When earnest money is refundable

A lot of buyers worry that once they hand over earnest money, it is gone for good. That is not usually the case. In many situations, the deposit is refundable if the contract is canceled for a reason allowed by the agreement.

Financing contingencies

If your offer includes a financing contingency and your loan falls through despite making a good-faith effort, you may be able to recover your earnest money. The exact terms matter. Deadlines matter too. Missing a notice deadline can change the outcome, even if the financing issue was real.

Inspection contingencies

If a home inspection reveals serious issues and the contract gives you the right to negotiate repairs or walk away, earnest money may be returned if you cancel properly under that contingency. This is one reason buyers should never treat the inspection period casually.

Appraisal contingencies

If the property appraises below the contract price and the agreement includes an appraisal contingency, you may have options. You might renegotiate, bring extra cash, or cancel within the allowed terms. If you cancel correctly, your deposit may be protected.
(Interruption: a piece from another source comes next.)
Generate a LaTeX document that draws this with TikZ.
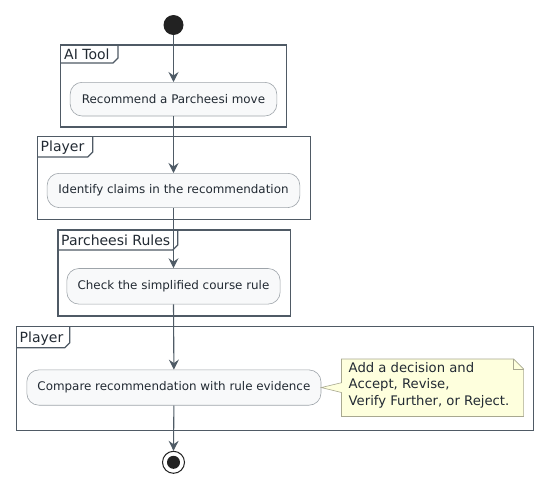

Other contract-based reasons

Some contracts include additional protections tied to title issues, homeowner association document review, or sale-of-home contingencies. Each one creates a different path, but the same principle applies: if the contract allows cancellation and you follow the process, the earnest money is often refunded.
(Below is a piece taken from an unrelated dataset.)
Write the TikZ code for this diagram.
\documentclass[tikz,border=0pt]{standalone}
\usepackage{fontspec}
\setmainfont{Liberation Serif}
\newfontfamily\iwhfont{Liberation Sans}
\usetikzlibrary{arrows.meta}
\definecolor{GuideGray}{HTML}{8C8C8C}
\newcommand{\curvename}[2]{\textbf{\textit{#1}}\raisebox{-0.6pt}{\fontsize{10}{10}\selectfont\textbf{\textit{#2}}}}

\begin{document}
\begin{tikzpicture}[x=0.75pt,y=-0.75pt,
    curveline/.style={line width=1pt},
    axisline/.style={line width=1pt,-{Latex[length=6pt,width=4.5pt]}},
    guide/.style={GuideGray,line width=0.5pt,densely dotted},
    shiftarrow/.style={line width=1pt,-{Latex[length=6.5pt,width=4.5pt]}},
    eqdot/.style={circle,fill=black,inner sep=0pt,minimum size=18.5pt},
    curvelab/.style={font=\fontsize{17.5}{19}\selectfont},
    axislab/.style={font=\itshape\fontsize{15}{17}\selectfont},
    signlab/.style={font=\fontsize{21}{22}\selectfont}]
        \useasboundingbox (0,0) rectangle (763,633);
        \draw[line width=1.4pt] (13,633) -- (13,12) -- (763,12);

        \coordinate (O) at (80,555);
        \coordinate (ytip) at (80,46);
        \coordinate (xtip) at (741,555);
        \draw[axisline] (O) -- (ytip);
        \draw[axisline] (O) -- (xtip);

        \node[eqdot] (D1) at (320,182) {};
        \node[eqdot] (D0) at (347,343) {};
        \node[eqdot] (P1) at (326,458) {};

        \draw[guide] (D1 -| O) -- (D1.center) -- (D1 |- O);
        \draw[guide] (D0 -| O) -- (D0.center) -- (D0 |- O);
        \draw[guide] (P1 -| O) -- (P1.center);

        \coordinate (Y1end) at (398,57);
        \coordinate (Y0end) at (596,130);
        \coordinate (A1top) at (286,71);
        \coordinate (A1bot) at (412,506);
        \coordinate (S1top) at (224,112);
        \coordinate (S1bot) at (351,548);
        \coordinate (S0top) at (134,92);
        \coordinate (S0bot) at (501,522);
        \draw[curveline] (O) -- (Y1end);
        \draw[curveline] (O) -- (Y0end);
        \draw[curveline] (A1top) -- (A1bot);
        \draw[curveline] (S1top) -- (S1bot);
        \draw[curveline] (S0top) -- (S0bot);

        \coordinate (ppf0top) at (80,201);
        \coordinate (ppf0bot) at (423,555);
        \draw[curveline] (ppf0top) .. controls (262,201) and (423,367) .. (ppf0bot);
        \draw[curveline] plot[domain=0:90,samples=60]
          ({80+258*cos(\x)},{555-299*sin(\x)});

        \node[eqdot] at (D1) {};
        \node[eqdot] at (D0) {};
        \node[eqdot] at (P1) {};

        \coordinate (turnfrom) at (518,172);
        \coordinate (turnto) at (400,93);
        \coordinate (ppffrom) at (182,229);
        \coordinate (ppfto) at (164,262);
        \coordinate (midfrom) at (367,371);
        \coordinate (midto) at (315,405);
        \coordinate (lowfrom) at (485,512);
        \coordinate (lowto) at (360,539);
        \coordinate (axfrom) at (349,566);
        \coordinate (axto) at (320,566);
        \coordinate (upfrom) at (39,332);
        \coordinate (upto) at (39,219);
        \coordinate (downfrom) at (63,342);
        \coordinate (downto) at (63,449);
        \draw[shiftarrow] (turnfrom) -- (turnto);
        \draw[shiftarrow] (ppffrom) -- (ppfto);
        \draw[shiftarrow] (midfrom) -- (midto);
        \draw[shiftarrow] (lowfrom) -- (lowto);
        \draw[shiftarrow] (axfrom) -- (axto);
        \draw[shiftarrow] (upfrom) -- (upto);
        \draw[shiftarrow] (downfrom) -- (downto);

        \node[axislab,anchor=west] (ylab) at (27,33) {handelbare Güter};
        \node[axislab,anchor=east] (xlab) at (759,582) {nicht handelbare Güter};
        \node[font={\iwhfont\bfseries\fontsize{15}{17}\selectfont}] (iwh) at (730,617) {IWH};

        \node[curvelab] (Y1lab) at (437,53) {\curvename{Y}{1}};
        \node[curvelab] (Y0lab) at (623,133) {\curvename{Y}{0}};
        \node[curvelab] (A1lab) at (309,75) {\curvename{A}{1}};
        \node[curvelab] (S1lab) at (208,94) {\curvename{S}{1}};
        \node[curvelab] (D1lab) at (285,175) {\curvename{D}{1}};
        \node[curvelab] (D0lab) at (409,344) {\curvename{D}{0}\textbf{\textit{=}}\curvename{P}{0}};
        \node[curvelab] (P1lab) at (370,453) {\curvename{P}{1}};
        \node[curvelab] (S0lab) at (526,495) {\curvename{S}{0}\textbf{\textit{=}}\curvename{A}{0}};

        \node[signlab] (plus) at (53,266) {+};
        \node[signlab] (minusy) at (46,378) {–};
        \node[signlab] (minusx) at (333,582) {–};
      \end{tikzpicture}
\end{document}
When earnest money may not be refundable

The deposit is meant to show commitment, so there are situations where a buyer can lose it. Usually, this happens when the buyer backs out for a reason not covered by the contract or fails to meet the contract terms.

For example, if you simply change your mind after contingencies have been removed, the seller may have a claim to the earnest money. The same can happen if you miss key deadlines, fail to apply for financing as agreed, or do not perform your obligations under the contract.

This is why strong guidance matters. Real estate contracts are full of dates, notice requirements, and contingency language that can affect your rights in a very real way.

How much earnest money should you offer?

There is no single amount that works for every deal. In many markets, earnest money is often a small percentage of the purchase price, but local customs, price point, competition, and seller expectations all play a role.

On a lower-pressure transaction, a modest deposit may be perfectly acceptable. In a competitive situation with multiple offers, a stronger earnest money deposit can make your offer look more serious. That said, bigger is not always better.

A larger deposit may strengthen your offer, but it also increases the amount at stake if you default without a protected reason. Buyers should be careful about offering more than they are comfortable putting at risk.

In our local market, the right amount often depends on the home, the level of competition, and the overall strength of the offer. Price, financing type, contingencies, and closing timeline all work together. Earnest money is only one part of the picture.

Is earnest money the same as a down payment?

No. This is one of the most common points of confusion.

Your earnest money deposit is made early in the transaction to show good faith. Your down payment is the portion of the purchase price you pay at closing based on your loan program. If you are required to bring a down payment, the earnest money typically gets credited toward that amount.

So while earnest money can become part of your down payment or closing funds later, it is not the same thing.

Why sellers care about earnest money

From the seller's perspective, earnest money helps separate serious buyers from casual ones. A strong offer is not just about price. Sellers also want confidence that the buyer can and will close.

A buyer who submits a meaningful earnest money deposit often appears more committed than one offering very little. That can matter when sellers compare similar offers.

Still, sellers also understand that contingencies are a normal part of the process. A buyer asking for financing or inspection protections is not automatically weak. It depends on the full contract, the market, and the seller's priorities.

What buyers should pay attention to before submitting earnest money

Before you agree to an earnest money amount, it helps to understand more than just the number. You should know where the money will be held, when it is due, and under what conditions it may be returned.

You also want to be realistic about your financing and timeline. If your lender has not reviewed your file in detail, or if you expect possible delays, your contract terms should reflect that reality. A rushed offer can create problems later.

This is also where local guidance can make a big difference. In a fast-moving market, buyers sometimes feel pressure to waive protections or increase deposits to compete. Sometimes that makes sense. Sometimes it does not. The right strategy depends on your goals, your comfort level, and the specific home.

What is earnest money in a competitive market?

In a competitive market, what is earnest money really signaling? More than anything, it tells the seller how confident you are in your offer. Alongside price and terms, it becomes part of the story your offer tells.

A buyer with strong financing, flexible terms, and a healthy earnest money deposit may stand out. But if that buyer also waives important protections without understanding the risk, the offer can become more dangerous than strategic.

That balance matters, especially for first-time buyers, military relocations, and households trying to coordinate a move on a tight schedule. Winning the house is important. Protecting your finances is important too.

Final thoughts for buyers

Earnest money is not meant to scare you. It is simply part of showing that your offer is real and that you are ready to move forward in good faith. The key is not just knowing the definition, but understanding how the amount, contingencies, and timing work together in your contract.

If you are buying a home and want the process to feel clear from day one, this is exactly the kind of detail a good agent should walk through with you before you sign anything. The best real estate guidance does not just help you get under contract. It helps you know what you are agreeing to and why that matters.